Aurore boréale à la plage de Skagsanden aux Lofoten
Aurore boréale à la plage de Skagsanden aux Lofoten

Le matériel photo

Le sujet de cet article n’est pas de parler de la prise de vue des aurores boréales. Cela fera l’objet d’un autre article.

Lors d’une soirée aurores polaires, le matériel photo aussi risque d’avoir froid.
Les batteries se déchargent bien plus vite au froid qu’au chaud et ce serait dommage de tomber en panne au meilleur moment.
Il faut donc prévoir plusieurs batteries et/ou une alimentation externe du boitier avec une power bank (à tester avant et tester également les cables, c’est important).

Prévoir également une bande chauffante à mettre autour de l’objectif pour éviter la condensation. Pas besoin de quelque chose de sophistiqué, on en trouve pour une vingtaine d’euros sur les sites en ligne qui font très bien l’affaire.
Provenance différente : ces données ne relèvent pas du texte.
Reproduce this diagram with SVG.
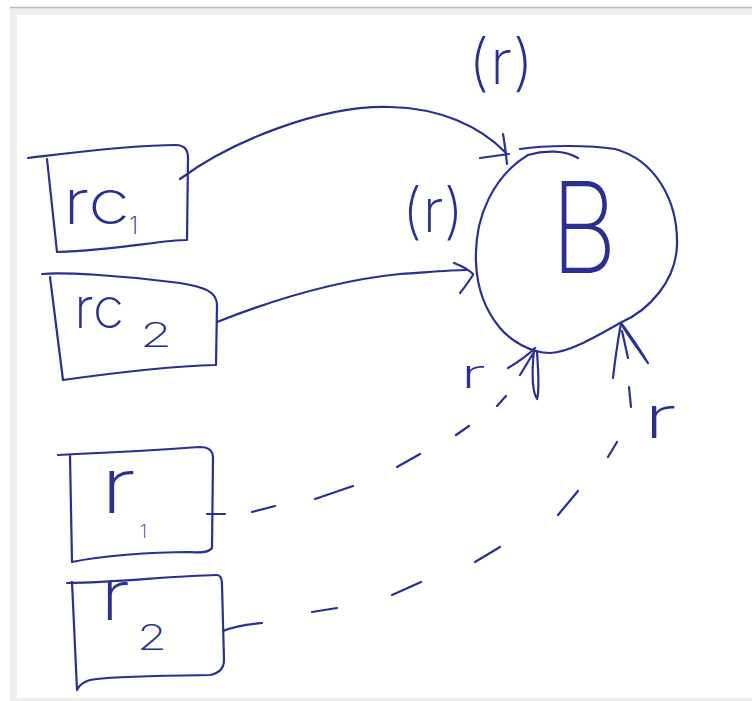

Il faut éviter de rentrer et sortir le boitier de la voiture pour éviter la condensation. Si on doit se déplacer, ne pas trop chauffer le véhicule (rester couvert !).
Une astuce c’est de sortir le sac photo dehors pendant la première prise de vue, pour qu’il soit froid, et de mettre le boitier dedans, sac fermé, si on se déplace. De retour à l’hébergement, laisser le boitier dans le sac jusqu’au lendemain matin pour qu’il se réchauffe doucement.

Conclusion

Avec les aurores polaires, rien n’est joué d’avance. Même avec toutes les prévisions possibles, les photographes d’aurores disent tous la même chose : il faut tenter !
Je tenterai ma chance dans les prochaines semaines, et j’espère bien rapporter de belles images, et surtout de beaux souvenirs.